> **Task prompt**:
Please quote exactly the opening lines of the data, from the first line to the one where "txt, draw=black, line" appears.
--------------------------------------------------
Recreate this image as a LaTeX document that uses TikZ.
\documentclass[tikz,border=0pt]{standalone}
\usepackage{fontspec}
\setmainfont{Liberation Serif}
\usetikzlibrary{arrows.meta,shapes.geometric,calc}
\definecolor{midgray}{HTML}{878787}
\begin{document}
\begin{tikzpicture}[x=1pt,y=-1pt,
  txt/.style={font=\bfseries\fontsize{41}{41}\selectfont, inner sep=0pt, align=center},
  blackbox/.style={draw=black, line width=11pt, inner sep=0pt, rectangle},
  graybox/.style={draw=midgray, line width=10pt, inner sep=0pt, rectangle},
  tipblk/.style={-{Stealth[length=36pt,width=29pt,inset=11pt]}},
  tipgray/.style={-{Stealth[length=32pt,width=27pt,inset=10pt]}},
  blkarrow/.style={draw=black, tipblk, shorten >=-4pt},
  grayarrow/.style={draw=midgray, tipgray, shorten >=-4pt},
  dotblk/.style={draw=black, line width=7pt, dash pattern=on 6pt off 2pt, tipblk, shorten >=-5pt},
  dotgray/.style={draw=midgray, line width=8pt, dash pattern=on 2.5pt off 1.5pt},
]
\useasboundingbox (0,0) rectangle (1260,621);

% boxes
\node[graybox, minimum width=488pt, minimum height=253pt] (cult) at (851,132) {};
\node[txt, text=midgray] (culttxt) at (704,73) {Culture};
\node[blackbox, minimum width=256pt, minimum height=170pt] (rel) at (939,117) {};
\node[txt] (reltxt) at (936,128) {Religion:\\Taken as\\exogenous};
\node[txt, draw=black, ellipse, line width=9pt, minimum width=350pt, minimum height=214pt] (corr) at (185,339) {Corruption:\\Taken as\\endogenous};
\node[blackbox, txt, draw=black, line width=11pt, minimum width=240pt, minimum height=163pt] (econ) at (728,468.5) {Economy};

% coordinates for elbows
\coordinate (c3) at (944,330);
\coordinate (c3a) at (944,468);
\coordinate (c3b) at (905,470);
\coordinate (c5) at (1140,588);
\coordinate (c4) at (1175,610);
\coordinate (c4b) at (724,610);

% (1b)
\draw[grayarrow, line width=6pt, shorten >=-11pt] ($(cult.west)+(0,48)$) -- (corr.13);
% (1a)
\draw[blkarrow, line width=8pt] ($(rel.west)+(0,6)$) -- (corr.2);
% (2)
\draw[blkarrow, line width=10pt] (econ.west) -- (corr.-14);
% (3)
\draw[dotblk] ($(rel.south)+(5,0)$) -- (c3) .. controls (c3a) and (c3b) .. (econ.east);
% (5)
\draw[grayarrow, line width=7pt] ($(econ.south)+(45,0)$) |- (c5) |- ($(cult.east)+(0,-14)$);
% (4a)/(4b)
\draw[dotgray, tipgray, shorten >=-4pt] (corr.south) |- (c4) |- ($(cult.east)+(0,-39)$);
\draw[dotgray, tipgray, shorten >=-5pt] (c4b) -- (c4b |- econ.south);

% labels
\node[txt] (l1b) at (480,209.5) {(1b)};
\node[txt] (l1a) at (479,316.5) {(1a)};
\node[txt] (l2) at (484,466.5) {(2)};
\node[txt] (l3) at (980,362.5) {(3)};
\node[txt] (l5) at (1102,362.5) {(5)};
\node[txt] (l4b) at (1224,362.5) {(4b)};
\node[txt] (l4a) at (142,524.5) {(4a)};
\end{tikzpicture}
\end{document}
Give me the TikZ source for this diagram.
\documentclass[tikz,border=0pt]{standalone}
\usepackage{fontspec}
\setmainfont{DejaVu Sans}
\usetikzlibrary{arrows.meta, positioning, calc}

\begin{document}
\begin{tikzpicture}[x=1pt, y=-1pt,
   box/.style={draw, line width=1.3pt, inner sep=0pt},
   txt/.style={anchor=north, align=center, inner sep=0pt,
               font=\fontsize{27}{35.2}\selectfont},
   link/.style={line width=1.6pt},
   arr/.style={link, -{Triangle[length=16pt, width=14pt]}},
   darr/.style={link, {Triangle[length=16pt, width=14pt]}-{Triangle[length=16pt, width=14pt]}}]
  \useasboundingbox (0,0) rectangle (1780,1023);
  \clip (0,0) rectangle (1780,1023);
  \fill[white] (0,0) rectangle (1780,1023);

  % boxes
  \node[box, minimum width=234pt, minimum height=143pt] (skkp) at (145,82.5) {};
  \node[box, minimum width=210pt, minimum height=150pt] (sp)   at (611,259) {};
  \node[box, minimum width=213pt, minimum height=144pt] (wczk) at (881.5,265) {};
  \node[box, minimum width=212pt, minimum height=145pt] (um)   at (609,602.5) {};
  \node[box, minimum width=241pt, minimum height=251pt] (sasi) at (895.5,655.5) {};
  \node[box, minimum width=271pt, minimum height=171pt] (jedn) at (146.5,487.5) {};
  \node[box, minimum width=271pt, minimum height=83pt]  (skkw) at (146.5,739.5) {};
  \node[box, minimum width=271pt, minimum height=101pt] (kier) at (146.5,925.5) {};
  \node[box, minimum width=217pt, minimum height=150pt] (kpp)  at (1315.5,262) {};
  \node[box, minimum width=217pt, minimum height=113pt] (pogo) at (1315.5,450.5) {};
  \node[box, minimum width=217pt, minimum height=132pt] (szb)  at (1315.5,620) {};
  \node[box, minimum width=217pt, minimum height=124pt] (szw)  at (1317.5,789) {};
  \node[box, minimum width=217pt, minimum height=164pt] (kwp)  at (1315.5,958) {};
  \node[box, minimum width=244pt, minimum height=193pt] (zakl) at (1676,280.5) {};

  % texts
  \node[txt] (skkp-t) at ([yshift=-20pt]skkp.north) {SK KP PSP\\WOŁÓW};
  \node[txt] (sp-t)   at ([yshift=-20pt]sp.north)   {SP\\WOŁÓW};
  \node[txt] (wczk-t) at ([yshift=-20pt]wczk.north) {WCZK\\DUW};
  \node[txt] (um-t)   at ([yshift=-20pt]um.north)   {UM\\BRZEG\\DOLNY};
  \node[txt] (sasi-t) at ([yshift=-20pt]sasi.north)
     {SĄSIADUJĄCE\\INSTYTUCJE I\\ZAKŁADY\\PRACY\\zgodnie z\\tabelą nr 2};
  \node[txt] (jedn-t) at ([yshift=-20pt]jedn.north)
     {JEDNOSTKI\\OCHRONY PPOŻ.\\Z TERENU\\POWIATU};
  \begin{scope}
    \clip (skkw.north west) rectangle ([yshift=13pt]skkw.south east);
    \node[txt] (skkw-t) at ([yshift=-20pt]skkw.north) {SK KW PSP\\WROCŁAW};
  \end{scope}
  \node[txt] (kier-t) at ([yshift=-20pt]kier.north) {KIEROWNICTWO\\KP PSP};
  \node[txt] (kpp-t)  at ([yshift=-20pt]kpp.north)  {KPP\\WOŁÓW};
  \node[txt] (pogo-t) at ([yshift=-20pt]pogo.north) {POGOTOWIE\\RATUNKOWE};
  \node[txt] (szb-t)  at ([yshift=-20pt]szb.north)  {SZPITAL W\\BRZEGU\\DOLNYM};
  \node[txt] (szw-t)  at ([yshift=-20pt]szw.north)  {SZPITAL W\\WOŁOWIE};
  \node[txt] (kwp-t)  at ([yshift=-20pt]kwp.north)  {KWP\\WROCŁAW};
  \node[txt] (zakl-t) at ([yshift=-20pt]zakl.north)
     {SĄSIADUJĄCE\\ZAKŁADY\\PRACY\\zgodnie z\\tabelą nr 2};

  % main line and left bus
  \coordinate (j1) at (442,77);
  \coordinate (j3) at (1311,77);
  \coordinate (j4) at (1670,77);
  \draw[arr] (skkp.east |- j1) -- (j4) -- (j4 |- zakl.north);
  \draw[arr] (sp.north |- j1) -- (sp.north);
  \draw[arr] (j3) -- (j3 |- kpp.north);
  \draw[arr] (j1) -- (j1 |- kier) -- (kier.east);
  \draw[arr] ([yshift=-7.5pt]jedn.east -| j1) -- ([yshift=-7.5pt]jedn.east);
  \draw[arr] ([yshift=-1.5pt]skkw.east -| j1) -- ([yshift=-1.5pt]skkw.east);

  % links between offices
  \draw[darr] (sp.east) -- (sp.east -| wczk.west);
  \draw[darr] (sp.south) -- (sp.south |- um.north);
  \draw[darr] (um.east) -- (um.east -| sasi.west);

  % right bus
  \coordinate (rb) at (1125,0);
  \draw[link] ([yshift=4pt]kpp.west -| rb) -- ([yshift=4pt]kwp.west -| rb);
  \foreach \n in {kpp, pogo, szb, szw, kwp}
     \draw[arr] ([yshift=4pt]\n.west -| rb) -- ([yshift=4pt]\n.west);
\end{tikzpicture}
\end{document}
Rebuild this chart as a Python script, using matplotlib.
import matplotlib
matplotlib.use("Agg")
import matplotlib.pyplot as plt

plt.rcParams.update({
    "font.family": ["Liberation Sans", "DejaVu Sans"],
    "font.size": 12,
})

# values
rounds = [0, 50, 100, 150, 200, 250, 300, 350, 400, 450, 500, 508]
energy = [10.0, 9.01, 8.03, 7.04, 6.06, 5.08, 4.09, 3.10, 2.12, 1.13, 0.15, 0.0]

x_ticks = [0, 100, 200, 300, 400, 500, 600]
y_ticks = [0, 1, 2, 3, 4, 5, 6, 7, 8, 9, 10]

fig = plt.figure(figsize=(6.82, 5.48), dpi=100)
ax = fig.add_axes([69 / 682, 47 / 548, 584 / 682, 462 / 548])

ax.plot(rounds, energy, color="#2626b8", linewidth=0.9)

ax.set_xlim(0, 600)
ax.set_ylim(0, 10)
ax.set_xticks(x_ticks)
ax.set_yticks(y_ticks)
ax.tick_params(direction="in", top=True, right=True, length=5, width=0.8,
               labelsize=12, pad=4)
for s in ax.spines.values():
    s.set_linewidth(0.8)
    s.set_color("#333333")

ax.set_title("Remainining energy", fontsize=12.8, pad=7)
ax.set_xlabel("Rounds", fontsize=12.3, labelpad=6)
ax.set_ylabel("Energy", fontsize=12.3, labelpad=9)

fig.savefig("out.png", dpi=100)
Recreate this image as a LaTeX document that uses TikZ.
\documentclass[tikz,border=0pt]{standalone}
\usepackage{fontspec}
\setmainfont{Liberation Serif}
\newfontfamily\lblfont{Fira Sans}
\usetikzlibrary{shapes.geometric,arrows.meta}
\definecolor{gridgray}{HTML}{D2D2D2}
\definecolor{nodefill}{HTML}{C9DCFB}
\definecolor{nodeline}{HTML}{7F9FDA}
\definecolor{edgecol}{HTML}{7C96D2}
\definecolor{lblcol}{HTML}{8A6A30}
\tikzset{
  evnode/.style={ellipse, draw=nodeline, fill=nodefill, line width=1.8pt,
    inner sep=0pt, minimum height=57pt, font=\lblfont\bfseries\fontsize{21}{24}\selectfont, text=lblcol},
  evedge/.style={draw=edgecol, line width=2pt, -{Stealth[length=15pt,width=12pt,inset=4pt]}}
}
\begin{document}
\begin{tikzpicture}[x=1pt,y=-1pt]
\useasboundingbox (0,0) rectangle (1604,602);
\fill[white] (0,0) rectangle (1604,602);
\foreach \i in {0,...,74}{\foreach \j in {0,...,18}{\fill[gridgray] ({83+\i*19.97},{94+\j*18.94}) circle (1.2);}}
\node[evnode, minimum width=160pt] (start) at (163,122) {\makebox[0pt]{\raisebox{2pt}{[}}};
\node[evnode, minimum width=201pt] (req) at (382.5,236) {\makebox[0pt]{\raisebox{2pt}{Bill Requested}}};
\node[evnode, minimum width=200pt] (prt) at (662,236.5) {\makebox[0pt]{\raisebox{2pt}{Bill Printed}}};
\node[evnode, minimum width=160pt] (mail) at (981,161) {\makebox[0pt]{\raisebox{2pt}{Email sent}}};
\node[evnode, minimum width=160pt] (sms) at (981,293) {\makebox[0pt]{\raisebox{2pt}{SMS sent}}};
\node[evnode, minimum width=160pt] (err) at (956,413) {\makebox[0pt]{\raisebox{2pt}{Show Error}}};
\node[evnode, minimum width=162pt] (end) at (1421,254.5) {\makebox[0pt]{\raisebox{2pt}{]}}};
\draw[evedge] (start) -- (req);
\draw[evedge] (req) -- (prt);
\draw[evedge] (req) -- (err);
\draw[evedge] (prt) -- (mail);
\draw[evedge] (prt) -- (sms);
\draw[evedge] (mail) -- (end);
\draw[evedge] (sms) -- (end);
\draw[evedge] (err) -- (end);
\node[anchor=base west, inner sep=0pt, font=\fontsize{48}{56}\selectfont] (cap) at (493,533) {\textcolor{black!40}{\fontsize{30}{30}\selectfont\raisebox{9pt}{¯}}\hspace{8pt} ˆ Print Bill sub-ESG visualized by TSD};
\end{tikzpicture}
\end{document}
--------------------------------------------------
> **Written answer**:
Recreate this image as a LaTeX document that uses TikZ.
\documentclass[tikz,border=0pt]{standalone}
\usepackage{fontspec}
\setmainfont{Liberation Serif}
\usetikzlibrary{arrows.meta,shapes.geometric,calc}
\definecolor{midgray}{HTML}{878787}
\begin{document}
\begin{tikzpicture}[x=1pt,y=-1pt,
  txt/.style={font=\bfseries\fontsize{41}{41}\selectfont, inner sep=0pt, align=center},
  blackbox/.style={draw=black, line width=11pt, inner sep=0pt, rectangle},
  graybox/.style={draw=midgray, line width=10pt, inner sep=0pt, rectangle},
  tipblk/.style={-{Stealth[length=36pt,width=29pt,inset=11pt]}},
  tipgray/.style={-{Stealth[length=32pt,width=27pt,inset=10pt]}},
  blkarrow/.style={draw=black, tipblk, shorten >=-4pt},
  grayarrow/.style={draw=midgray, tipgray, shorten >=-4pt},
  dotblk/.style={draw=black, line width=7pt, dash pattern=on 6pt off 2pt, tipblk, shorten >=-5pt},
  dotgray/.style={draw=midgray, line width=8pt, dash pattern=on 2.5pt off 1.5pt},
]
\useasboundingbox (0,0) rectangle (1260,621);

% boxes
\node[graybox, minimum width=488pt, minimum height=253pt] (cult) at (851,132) {};
\node[txt, text=midgray] (culttxt) at (704,73) {Culture};
\node[blackbox, minimum width=256pt, minimum height=170pt] (rel) at (939,117) {};
\node[txt] (reltxt) at (936,128) {Religion:\\Taken as\\exogenous};
\node[txt, draw=black, ellipse, line width=9pt, minimum width=350pt, minimum height=214pt] (corr) at (185,339) {Corruption:\\Taken as\\endogenous};
\node[blackbox, txt, draw=black, line width=11pt, minimum width=240pt, minimum height=163pt] (econ) at (728,468.5) {Economy};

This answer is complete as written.